President Donald Trump is in Beijing talking trade, and a quiet but urgent debate about Chinese electric vehicles has flared up back home. Experts and lawmakers are warning that lifting limits on Chinese EVs — or letting them slip into the U.S. via Canada — would be a national security and economic mistake. This isn’t tech paranoia. It’s about surveillance risk, supply-chain domination, and the survival of American auto jobs.
Why Chinese EVs are a national security worry
Call them rolling spy machines if you like — that blunt label from national-security voices is getting traction for a reason. Modern electric cars are full of cameras, sensors, and software that collect huge amounts of data. If the hardware or software is built under the influence of a government that has shown little respect for privacy or free markets, that data can be used to map Americans’ movements and habits. Senior voices have warned about remote control capabilities and telemetry that could be abused. That’s not theoretical; it’s common sense in a world where tech equals leverage.
The Canada “backdoor” makes the problem worse
Here’s the kicker: even if the U.S. keeps rules tight, changes in Canadian tariffs or weak rules of origin could let Chinese-made EVs arrive on our soil without much scrutiny. Some lawmakers are rightly calling those cars “Trojan horses.” If a vehicle is assembled or shipped through Canada but depends on Chinese-made components and software, it can still be a conduit for surveillance and industrial harm. Customs checks and rules of origin exist for a reason — and they need to be enforced, not rewritten to give China easier access to American drivers.

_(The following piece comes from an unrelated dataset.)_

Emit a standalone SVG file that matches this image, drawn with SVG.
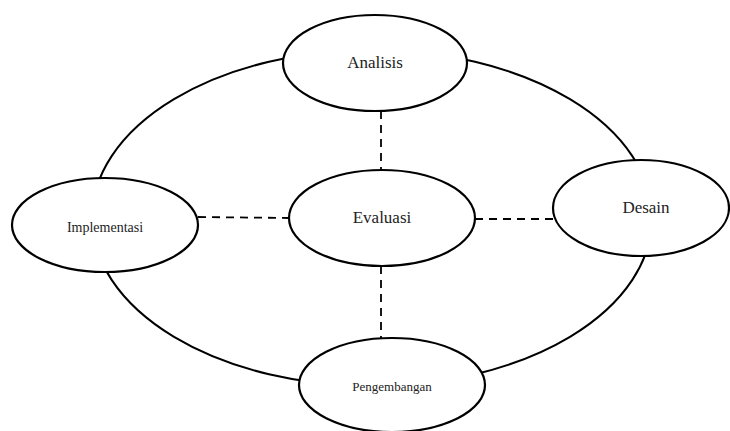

Protecting jobs and technology means protecting policy
This isn’t just about spies. China has used massive state subsidies, cheap labor, and control of critical minerals to flood markets around the world with low-cost cars. Letting that happen here would crush U.S. suppliers and factories that took decades to build. We should be promoting American manufacturing and secure, homegrown software — not opening the floodgates to discounted imports that are tied to a hostile state. If the administration values American workers and American security, the path is clear: hold the line on tariffs, tighten rules of origin, and demand strict data and software controls for any foreign-made auto technology.
The choice is straightforward. We can welcome competition on fair terms and defend our industries, or we can let strategic rivals win by stealing our markets and watching our citizens. That’s a bad trade deal no matter which Chinese salesman writes it. Washington should do what it can to keep Chinese EVs on the other side of the Pacific — or at least keep them out of our garages and off our highways unless they meet strict security and manufacturing standards. Call it protectionism if you like; call it common sense if you value privacy, jobs, and national sovereignty. Either way, don’t let our borders become a showroom for foreign influence.